▶ **PROBLEM REQUIREMENTS**
Repeat only the lines from the one containing "Rebuild this chart" through the one containing "from matplotlib.ticker import", exactly as written, both ends included.

** Begin MATERIAL TO PROCESS **

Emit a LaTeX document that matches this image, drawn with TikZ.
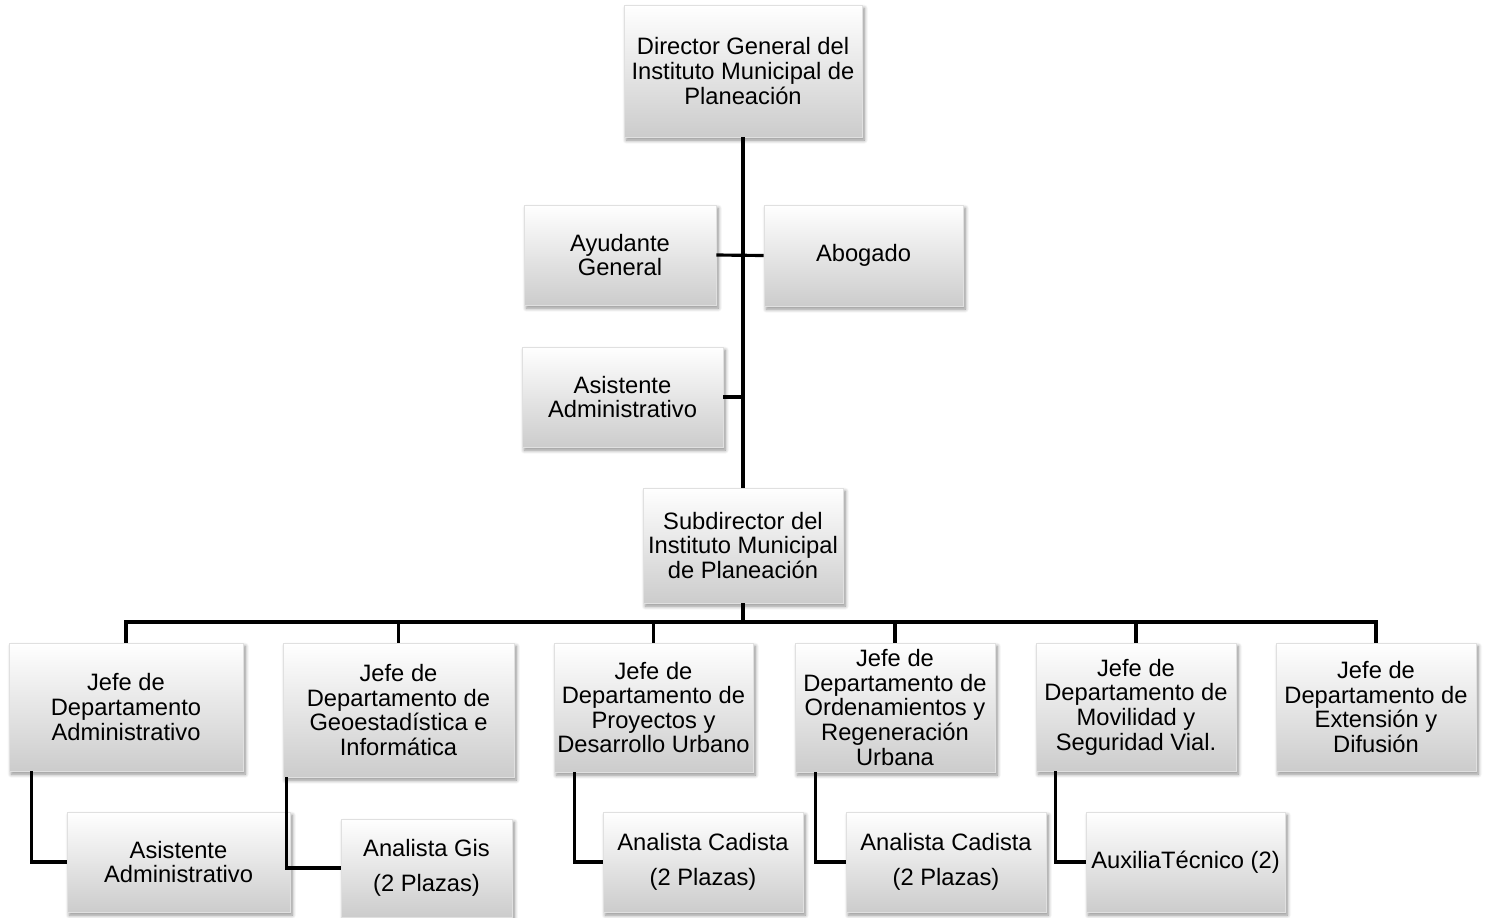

** End MATERIAL TO PROCESS **
** Begin MATERIAL TO PROCESS **

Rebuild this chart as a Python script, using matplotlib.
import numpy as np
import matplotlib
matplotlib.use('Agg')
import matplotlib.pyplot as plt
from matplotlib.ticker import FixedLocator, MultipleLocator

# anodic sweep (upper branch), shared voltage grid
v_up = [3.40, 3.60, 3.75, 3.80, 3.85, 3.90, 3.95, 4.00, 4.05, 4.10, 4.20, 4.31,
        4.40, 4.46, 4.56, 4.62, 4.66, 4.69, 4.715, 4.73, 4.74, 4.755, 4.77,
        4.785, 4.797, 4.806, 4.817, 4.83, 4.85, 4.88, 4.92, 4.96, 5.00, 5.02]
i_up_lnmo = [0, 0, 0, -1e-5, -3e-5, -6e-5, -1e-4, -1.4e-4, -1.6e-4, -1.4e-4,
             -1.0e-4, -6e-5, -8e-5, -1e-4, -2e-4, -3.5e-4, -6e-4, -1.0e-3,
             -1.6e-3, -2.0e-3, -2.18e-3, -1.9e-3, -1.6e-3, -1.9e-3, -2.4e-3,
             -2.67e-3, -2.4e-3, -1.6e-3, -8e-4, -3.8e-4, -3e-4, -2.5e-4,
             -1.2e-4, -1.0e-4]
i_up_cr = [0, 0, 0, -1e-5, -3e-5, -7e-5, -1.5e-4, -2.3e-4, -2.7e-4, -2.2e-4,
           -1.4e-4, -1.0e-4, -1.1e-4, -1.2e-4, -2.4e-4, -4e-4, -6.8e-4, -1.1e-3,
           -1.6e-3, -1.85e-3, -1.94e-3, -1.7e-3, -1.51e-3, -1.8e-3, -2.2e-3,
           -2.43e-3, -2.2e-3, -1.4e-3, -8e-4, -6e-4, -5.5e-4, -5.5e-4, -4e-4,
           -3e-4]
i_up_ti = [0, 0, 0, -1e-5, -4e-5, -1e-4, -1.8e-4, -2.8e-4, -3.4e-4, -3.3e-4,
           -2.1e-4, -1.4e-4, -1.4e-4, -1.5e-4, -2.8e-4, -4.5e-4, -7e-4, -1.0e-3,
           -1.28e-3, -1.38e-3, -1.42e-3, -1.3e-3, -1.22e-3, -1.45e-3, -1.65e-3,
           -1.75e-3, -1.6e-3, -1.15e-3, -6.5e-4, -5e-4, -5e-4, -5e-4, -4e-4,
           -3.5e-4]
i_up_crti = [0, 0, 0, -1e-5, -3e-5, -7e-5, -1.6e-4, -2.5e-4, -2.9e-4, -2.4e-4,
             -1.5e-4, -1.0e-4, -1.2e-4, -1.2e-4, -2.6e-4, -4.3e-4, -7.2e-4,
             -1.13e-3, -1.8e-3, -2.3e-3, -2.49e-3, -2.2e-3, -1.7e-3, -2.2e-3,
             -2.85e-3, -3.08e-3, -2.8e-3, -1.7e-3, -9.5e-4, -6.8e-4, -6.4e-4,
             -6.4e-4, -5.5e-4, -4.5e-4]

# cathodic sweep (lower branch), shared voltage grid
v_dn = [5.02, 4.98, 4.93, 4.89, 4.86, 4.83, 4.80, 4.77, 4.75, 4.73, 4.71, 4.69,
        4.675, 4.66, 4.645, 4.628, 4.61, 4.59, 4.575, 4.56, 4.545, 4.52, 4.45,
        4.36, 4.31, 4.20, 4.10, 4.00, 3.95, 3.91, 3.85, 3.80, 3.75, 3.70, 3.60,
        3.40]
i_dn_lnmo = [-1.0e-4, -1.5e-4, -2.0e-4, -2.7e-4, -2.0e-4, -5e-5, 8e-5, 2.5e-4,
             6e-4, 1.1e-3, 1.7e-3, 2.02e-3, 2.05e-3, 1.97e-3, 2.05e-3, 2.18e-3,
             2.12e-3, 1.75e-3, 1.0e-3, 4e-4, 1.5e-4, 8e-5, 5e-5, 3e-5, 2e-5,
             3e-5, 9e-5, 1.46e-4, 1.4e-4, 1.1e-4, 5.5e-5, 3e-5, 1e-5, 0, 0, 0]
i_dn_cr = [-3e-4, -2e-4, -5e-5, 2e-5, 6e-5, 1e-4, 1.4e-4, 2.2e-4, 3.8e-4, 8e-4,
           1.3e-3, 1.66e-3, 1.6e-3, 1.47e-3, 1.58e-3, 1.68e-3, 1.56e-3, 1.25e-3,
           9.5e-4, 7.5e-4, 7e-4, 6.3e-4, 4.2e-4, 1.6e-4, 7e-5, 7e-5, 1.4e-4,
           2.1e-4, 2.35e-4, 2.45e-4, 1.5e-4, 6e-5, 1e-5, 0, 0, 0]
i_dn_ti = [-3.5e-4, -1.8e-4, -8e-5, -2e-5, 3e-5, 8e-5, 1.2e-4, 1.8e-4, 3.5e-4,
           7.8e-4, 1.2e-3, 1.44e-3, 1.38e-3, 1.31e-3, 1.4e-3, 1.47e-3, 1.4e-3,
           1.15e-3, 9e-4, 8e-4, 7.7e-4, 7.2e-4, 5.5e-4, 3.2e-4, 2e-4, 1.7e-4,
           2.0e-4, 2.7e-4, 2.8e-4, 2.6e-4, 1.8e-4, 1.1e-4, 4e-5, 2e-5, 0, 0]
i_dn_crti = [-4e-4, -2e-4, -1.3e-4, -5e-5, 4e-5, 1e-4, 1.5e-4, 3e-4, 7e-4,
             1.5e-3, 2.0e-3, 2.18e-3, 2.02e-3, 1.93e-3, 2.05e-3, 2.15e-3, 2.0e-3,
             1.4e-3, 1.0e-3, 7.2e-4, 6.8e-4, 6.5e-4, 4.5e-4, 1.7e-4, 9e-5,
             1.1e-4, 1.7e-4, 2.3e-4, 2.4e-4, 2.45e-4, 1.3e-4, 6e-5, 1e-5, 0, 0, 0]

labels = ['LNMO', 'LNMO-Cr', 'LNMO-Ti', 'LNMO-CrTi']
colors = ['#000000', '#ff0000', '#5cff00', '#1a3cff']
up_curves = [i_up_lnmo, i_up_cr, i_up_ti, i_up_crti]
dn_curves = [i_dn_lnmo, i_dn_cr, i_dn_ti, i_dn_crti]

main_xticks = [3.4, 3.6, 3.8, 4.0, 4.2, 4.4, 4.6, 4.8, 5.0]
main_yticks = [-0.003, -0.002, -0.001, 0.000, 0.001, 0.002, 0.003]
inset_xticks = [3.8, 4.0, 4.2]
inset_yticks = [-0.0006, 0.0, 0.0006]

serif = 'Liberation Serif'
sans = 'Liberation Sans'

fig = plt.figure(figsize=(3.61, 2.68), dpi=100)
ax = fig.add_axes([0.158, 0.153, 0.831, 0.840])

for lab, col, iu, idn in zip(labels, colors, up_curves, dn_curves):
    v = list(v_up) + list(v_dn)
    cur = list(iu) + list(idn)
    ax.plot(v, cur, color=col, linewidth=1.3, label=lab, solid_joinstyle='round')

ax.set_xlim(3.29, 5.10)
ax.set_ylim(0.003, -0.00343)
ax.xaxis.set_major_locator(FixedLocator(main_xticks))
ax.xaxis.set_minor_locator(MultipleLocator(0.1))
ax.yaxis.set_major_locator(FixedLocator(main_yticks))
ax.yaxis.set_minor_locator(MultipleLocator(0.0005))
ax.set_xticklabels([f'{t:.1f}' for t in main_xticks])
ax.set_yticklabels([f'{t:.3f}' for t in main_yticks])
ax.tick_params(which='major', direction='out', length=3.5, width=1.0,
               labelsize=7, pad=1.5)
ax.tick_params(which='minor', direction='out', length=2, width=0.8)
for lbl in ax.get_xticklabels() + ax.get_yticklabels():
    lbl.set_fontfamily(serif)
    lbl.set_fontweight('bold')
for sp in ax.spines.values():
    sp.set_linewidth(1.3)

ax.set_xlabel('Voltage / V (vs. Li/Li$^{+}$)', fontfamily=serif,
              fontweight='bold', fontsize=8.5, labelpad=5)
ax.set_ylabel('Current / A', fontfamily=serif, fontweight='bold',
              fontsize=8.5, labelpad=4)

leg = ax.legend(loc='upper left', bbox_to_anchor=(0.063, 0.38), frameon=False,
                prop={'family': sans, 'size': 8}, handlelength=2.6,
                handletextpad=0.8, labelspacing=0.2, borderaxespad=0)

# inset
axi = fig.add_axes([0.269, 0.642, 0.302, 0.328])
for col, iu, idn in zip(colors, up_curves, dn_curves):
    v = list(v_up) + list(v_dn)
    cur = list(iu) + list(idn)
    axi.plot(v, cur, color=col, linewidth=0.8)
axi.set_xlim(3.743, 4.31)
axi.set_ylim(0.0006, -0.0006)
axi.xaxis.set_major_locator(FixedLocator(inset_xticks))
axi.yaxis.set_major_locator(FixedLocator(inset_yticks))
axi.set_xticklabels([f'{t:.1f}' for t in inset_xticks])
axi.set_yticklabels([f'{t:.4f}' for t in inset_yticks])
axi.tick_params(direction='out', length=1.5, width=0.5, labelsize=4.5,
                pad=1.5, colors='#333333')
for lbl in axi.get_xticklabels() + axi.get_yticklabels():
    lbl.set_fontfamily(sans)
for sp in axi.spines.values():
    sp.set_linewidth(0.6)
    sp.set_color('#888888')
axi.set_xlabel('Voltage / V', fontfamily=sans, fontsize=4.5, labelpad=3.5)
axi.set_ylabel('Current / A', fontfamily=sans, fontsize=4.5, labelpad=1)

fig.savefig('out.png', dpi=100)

** End MATERIAL TO PROCESS **

▶ **EXERCISE RESULT**
Rebuild this chart as a Python script, using matplotlib.
import numpy as np
import matplotlib
matplotlib.use('Agg')
import matplotlib.pyplot as plt
from matplotlib.ticker import FixedLocator, MultipleLocator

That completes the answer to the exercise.